Filmmaker, artist and author, Michèle Stephenson pulls from her Haitian and Panamanian roots to think radically about storytelling and disrupt the imaginary in non-fiction spaces.
She tells emotionally driven personal stories of resistance and identity that are created by, for and about communities of color and the Black diaspora. Her stories intentionally reimagine and provoke thought about how we engage with and dismantle the internalized impact of systems of oppression. She draws on fiction, immersive and hybrid forms of storytelling to build her worlds and narratives. Her feature documentary American Promise was nominated for three Emmys and won the Jury Prize at Sundance.
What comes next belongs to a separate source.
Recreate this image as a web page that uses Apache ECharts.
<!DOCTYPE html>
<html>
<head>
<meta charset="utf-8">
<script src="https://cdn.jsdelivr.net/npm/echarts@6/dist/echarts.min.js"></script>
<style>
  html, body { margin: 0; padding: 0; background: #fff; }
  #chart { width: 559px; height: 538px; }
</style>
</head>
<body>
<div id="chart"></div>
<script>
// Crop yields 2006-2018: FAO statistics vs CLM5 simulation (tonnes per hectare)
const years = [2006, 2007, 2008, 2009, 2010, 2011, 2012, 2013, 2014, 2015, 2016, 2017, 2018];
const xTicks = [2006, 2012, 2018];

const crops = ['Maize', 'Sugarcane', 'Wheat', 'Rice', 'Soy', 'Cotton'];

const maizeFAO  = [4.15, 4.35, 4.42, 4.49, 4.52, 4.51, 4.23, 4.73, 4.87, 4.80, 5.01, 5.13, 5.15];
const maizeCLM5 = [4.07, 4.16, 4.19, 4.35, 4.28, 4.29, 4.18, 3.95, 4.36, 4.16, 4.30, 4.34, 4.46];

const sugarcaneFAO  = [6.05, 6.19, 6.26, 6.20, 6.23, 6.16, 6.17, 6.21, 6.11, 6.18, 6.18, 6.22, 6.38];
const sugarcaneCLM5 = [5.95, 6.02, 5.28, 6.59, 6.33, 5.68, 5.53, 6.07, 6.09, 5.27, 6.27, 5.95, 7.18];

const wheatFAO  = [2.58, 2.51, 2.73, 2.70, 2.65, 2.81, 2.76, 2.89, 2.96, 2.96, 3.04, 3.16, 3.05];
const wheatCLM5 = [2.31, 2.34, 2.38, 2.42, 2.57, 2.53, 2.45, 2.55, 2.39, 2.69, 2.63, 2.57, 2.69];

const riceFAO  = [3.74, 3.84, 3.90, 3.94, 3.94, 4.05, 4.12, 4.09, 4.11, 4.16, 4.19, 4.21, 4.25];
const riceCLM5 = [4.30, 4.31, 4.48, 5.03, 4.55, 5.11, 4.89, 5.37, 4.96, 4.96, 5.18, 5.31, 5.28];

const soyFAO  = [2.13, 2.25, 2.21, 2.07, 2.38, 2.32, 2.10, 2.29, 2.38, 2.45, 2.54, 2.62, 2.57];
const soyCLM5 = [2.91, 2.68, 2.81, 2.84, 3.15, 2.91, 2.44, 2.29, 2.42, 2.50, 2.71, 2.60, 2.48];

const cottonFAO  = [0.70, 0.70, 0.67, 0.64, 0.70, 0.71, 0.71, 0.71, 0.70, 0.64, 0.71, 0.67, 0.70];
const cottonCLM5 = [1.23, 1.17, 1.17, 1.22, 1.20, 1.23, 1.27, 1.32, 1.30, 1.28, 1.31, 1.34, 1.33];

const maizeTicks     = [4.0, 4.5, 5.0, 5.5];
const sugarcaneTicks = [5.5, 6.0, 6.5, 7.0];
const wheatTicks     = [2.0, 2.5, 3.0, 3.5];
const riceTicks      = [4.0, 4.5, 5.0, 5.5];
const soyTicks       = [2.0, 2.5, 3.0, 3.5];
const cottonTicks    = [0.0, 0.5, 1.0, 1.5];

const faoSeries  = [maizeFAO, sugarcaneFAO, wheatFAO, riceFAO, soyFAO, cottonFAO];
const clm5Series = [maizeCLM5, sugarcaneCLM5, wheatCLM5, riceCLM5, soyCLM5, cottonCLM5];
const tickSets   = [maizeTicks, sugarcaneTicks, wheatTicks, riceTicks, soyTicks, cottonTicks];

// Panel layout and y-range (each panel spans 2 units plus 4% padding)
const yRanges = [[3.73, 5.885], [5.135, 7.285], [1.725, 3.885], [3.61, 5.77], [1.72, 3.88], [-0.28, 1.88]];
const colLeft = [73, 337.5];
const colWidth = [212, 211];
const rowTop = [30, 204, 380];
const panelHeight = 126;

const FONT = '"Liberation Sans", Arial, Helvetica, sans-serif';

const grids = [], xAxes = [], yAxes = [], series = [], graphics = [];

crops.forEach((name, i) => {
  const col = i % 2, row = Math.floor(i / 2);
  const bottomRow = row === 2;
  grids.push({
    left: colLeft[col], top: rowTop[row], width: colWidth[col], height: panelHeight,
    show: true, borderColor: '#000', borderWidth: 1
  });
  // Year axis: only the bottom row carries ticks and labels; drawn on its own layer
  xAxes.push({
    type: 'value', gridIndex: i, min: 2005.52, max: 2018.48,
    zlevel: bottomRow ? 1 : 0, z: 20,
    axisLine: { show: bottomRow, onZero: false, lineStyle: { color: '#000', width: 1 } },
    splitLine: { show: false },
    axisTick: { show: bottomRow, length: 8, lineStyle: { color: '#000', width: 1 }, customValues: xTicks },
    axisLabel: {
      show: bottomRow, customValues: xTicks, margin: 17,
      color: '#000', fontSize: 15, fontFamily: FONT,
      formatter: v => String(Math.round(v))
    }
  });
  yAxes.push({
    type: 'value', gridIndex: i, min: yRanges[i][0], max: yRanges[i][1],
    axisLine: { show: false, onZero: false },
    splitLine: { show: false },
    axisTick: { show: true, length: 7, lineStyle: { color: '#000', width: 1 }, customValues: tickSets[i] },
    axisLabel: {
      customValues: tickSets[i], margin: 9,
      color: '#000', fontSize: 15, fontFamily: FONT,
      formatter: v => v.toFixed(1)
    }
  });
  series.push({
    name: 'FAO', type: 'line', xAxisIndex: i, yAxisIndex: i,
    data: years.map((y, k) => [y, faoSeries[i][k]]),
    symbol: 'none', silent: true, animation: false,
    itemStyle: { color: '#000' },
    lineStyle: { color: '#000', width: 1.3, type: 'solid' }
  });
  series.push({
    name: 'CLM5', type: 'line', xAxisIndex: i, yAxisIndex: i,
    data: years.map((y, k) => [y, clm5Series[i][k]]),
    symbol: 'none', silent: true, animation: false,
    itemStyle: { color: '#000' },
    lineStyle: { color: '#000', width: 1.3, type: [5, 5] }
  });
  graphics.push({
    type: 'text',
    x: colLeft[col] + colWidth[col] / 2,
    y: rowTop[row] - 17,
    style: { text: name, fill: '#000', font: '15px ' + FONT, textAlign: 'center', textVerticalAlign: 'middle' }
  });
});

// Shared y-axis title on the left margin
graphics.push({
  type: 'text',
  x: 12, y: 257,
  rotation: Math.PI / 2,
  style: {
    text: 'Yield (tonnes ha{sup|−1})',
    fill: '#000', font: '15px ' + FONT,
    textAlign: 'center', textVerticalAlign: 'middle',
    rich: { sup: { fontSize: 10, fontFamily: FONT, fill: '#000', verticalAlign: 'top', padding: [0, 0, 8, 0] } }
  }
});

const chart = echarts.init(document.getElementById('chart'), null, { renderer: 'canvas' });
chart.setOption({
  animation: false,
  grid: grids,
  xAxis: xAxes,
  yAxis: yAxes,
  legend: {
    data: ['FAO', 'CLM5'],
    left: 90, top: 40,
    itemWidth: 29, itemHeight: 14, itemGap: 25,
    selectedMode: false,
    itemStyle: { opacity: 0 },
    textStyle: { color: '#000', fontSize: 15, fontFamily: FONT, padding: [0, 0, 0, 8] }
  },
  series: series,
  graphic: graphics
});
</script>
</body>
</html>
Her current documentary Stateless is nominated for a Canadian Academy Award for Best Feature Documentary. Most recently, Stephenson collaborated as co-director on the magical realist immersive series on racial terror, The Changing Same, which premiered at Sundance Film Festival’s New Frontiers and won the Grand Jury Prize at the Tribeca Film Festival 2021. Along with her writing partners Joe Brewster and Hilary Beard, Stephenson won an NAACP Image Award for Excellence in a Literary Work for their book Promises Kept. She is a member of the Academy of Motion Picture Arts and Science, a Guggenheim Artist Fellow and a Creative Capital Artist.
Exploring a dynamic and untold history of Black resistance and student organizing, this documentary examines two pivotal events that shook 1960s Montreal, leaving an impact and lessons that continue to resonate today. Told exclusively through the eyes of the students and young people who lived through these events, their story reframes Canada’s role in the global Black liberation movement and highlights how ideas and political discourse cannot be contained by borders.